YOUR GOAL:
Please write out the lines of the data exactly, beginning with the first and ending with the line containing "import plotly.graph_objects as go"; leave the pictures behind.

━━━━━━━━━━━━━━━━

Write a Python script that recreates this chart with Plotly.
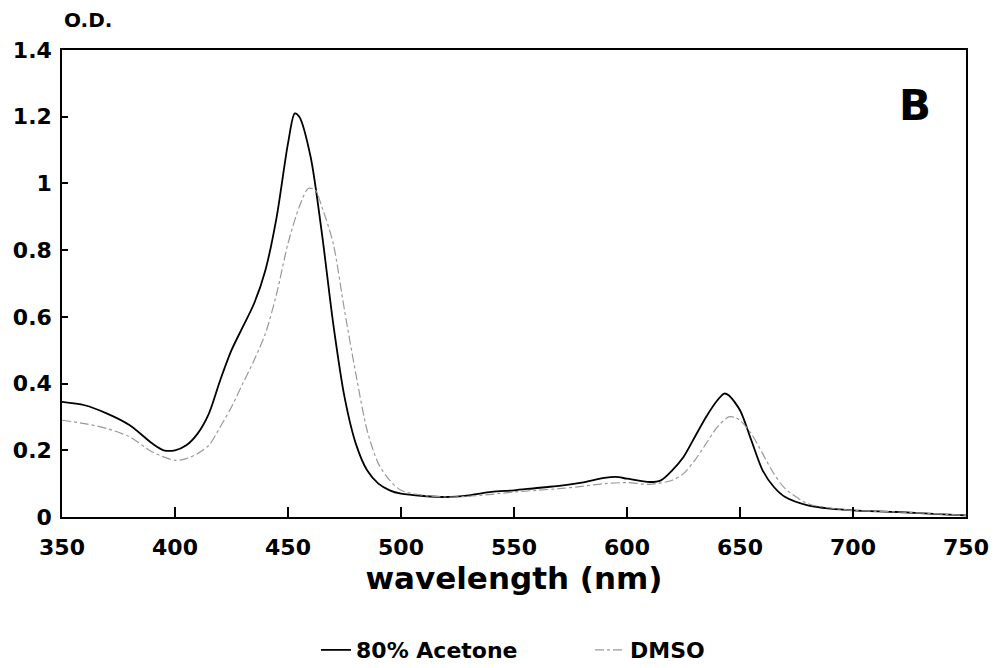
import plotly.graph_objects as go

# Wavelength (nm) and optical density
acetone_wl = [350, 360, 370, 380, 390, 395, 400, 405, 410, 415, 420, 425, 430, 435, 440, 445,
              450, 453, 455, 460, 465, 470, 475, 480, 485, 490, 495, 500, 510, 520, 530, 540,
              550, 560, 570, 580, 590, 595, 600, 610, 615, 620, 625, 630, 635, 640, 643, 645,
              650, 655, 660, 665, 670, 680, 690, 700, 720, 740, 750]
acetone_od = [0.345, 0.335, 0.31, 0.275, 0.22, 0.20, 0.20, 0.215, 0.25, 0.31, 0.41, 0.50, 0.57,
              0.64, 0.74, 0.90, 1.12, 1.21, 1.20, 1.08, 0.85, 0.58, 0.36, 0.22, 0.14, 0.10, 0.08,
              0.07, 0.063, 0.06, 0.065, 0.075, 0.08, 0.087, 0.093, 0.103, 0.117, 0.12, 0.115,
              0.105, 0.11, 0.14, 0.18, 0.24, 0.30, 0.35, 0.37, 0.365, 0.32, 0.23, 0.14, 0.09,
              0.06, 0.035, 0.025, 0.02, 0.015, 0.008, 0.005]

dmso_wl = [350, 360, 370, 380, 390, 400, 405, 410, 415, 420, 425, 430, 435, 440, 445, 450, 455,
           459, 462, 465, 470, 475, 480, 485, 490, 495, 500, 510, 520, 530, 540, 550, 560, 570,
           580, 590, 600, 610, 620, 625, 630, 635, 640, 645, 648, 650, 655, 660, 665, 670, 680,
           690, 700, 720, 750]
dmso_od = [0.29, 0.28, 0.265, 0.24, 0.195, 0.17, 0.175, 0.19, 0.215, 0.27, 0.33, 0.40, 0.47,
           0.55, 0.67, 0.82, 0.93, 0.985, 0.98, 0.93, 0.82, 0.62, 0.43, 0.26, 0.16, 0.11, 0.08,
           0.065, 0.06, 0.062, 0.068, 0.075, 0.08, 0.085, 0.092, 0.10, 0.103, 0.098, 0.11, 0.13,
           0.17, 0.22, 0.27, 0.30, 0.298, 0.29, 0.25, 0.19, 0.13, 0.085, 0.04, 0.027, 0.02,
           0.015, 0.005]

x_ticks = [350, 400, 450, 500, 550, 600, 650, 700, 750]
y_ticks = [0, 0.2, 0.4, 0.6, 0.8, 1, 1.2, 1.4]

FONT = "DejaVu Sans"

fig = go.Figure()
fig.add_trace(go.Scatter(x=acetone_wl, y=acetone_od, mode="lines", name="80% Acetone",
                         line=dict(color="black", width=1.8, shape="spline", smoothing=0.8)))
fig.add_trace(go.Scatter(x=dmso_wl, y=dmso_od, mode="lines", name="DMSO",
                         line=dict(color="#999999", width=1.2, dash="dashdot",
                                   shape="spline", smoothing=0.8)))

fig.update_layout(
    width=997, height=668,
    margin=dict(l=62, r=31, t=50, b=151, autoexpand=False),
    plot_bgcolor="white", paper_bgcolor="white",
    font=dict(family=FONT, color="black", size=22, weight="bold"),
    showlegend=True,
    legend=dict(orientation="h", x=0.281, xanchor="left", y=-0.285, yanchor="middle",
                font=dict(size=22, family=FONT, weight="bold"),
                entrywidth=229, entrywidthmode="pixels", bgcolor="rgba(0,0,0,0)"),
    xaxis=dict(range=[350, 750], tickvals=x_ticks, ticks="inside", ticklen=10,
               tickwidth=1.5, tickcolor="black", showline=True, linecolor="black",
               linewidth=1.5, mirror=True, showgrid=False, zeroline=False,
               ticklabelstandoff=10,
               tickfont=dict(size=22, family=FONT, weight="bold"),
               title=dict(text="wavelength (nm)", font=dict(size=31, family=FONT, weight="bold"),
                          standoff=6)),
    yaxis=dict(range=[0, 1.4], tickvals=y_ticks, ticks="inside", ticklen=6,
               tickwidth=1.5, tickcolor="black", showline=True, linecolor="black",
               linewidth=1.5, mirror=True, showgrid=False, zeroline=False,
               ticklabelstandoff=4,
               tickfont=dict(size=22, family=FONT, weight="bold")),
    annotations=[
        dict(text="O.D.", xref="paper", yref="paper", x=0.0, y=1.0, xanchor="left",
             yanchor="bottom", yshift=16, showarrow=False,
             font=dict(size=20, family=FONT, weight="bold")),
        dict(text="B", xref="paper", yref="paper", x=0.9635, y=0.938, xanchor="right",
             yanchor="top", showarrow=False,
             font=dict(size=42, family=FONT, weight="bold")),
    ],
)

fig.write_html("out.html")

━━━━━━━━━━━━━━━━

ANSWER:
Write a Python script that recreates this chart with Plotly.
import plotly.graph_objects as go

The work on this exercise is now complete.